Facendo due conti, i Crass vendettero diverse centinaia di migliaia di copie dei loro dischi ma inspiegabilmente non finirono mai in classifica. Al tempo della guerra delle Falklands stamparono all’estero dei dischi esplicitamente pacifisti e li importarono e diffusero clandestinamente in patria, attirando le attenzioni del governo Tory e del primo ministro Margaret Thatcher in persona – che osarono sbeffeggiare in diretta radiofonica alla BBC e misero in qualche seria difficoltà. Nel gennaio 1985 un giudice considerò i Crass “un’associazione che opera ai margini della legalità” e definì i loro dischi “grossolani e volgari, fatti per buona parte di spazzatura ingiuriosa”, nonché “roba che nessuno vorrebbe tenersi in casa”. In particolare, il loro terzo album “Penis envy” venne giudicato “contrario alla pubblica decenza” da quello stesso tribunale, condanna confermata in appello, e da allora diffuso in una confezione di plastica opaca sigillata – come le riviste porno. Meno male che erano inglesi: fosse successo qui da noi gli avrebbero cercato l’anima a forza di botte per poi farli scomparire dentro qualche pilone dell’autostrada.
A quarant’anni di distanza i Crass sono roba vecchia, sono pressoché scomparsi dai giri rendendosi inservibili per farne una festa di compleanno del punk e, infatti, sono rimasti tagliati fuori dal circo delle celebrazioni che si è dimostrato in grado di saper riciclare e rendere commestibile ed addirittura gustoso persino il letame – è bastato metterci sopra qualche zuccherino e qualche candelina a forma di bonus track.
Scritto da Penny Rimbaud che dei Crass è stato fra i fondatori e la testa pensante dietro i tamburi della batteria, “L’ultimo degli hippy” racconta la storia del movimento pacifista britannico dalle radici che affondano nella cultura beat dei tardi anni ‘50, passando attraverso la stagione hippy per giungere alla “punk explosion” londinese del 1977. A questa si intreccia la storia di Wally Hope, un anarco/mistico visionario la cui morte prematura, risultato della permanenza forzata in un ospedale psichiatrico e del trattamento sanitario obbligatorio cui venne sottoposto, diviene il simbolo della trasformazione della filosofia hippy del “pace e amore” nella rabbia grezza del punk.

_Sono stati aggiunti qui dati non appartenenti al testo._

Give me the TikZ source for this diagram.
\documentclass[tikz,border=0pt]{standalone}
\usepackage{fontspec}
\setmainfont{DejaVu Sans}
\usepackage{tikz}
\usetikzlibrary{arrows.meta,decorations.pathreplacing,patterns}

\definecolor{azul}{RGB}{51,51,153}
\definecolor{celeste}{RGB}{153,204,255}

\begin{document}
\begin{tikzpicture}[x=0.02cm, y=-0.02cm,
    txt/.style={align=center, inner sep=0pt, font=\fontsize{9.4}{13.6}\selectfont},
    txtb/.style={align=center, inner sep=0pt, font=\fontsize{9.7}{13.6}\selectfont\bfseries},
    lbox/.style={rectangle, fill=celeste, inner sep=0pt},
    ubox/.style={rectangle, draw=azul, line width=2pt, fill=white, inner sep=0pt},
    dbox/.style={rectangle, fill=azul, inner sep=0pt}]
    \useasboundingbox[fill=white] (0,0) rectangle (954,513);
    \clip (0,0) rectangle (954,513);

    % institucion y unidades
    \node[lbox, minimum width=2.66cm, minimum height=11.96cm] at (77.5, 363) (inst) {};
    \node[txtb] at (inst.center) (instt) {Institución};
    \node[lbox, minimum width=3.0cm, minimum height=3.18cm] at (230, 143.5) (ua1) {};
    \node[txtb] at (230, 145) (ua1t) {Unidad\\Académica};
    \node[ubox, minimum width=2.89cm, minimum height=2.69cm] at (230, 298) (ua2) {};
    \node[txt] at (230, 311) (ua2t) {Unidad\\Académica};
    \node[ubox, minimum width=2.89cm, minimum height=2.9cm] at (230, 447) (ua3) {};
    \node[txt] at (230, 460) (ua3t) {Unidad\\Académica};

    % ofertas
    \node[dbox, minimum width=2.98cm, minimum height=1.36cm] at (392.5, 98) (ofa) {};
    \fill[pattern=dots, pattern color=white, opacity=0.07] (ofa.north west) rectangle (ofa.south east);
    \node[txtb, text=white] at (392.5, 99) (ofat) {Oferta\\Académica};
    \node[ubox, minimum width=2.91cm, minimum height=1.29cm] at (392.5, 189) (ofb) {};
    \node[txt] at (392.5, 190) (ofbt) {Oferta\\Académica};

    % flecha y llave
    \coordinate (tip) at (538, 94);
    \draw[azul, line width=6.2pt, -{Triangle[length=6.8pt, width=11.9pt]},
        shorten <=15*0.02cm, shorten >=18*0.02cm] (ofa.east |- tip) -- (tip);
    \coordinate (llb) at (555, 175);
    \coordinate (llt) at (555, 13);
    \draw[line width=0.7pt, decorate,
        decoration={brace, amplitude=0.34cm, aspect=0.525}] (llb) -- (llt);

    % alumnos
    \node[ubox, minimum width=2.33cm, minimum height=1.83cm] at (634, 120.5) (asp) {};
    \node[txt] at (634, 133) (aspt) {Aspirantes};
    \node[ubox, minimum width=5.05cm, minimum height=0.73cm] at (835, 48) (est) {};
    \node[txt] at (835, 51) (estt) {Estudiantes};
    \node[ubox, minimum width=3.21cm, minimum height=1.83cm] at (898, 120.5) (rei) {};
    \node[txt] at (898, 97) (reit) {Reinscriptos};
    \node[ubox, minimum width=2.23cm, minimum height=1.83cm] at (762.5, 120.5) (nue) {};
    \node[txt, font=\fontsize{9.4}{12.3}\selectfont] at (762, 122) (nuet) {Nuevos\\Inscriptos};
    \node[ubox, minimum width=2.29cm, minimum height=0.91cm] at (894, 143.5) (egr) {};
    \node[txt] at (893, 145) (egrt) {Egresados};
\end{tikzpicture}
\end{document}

Originariamente scritto nel 1982, questo testo era compreso nella raccolta “A series of shock slogans and mindless token tantrums” (“Una sfilza di slogan scioccanti e stupide filastrocche rabbiose”). In esso i Crass dipingevano un ritratto dell’ideologia punk piuttosto ricco e complesso, assai distante da quello offerto dai mass media del tempo secondo cui lo stereotipo punk era menefreghista, superficiale e violento. Il testo ebbe una diffusione assai scarsa nel nostro paese, forse qui si era in tutt’altre faccende affaccendati.
Occupato a dare testimonianza scritta delle proprie esperienze e vicissitudini (vedi la copiosa produzione a suo nome in questi ultimi vent’anni) nel 2008 Penny decise di separare il suo contributo scritto a “Shock slogans” dal resto, l’ha modificato ed ha aggiunto una prefazione; questa nuova versione è stata quindi pubblicata in Inghilterra e negli Stati Uniti come “The last of the hippies – an hysterical romance”. Ebbene sì, quella dell’ultimo degli hippy raccontata da Penny Rimbaud è davvero una storia d’amore esagerata: eccola finalmente tradotta in italiano e diffusa in collaborazione fra Candilita, Silentes, stella*nera ed altri piccoli editori indipendenti.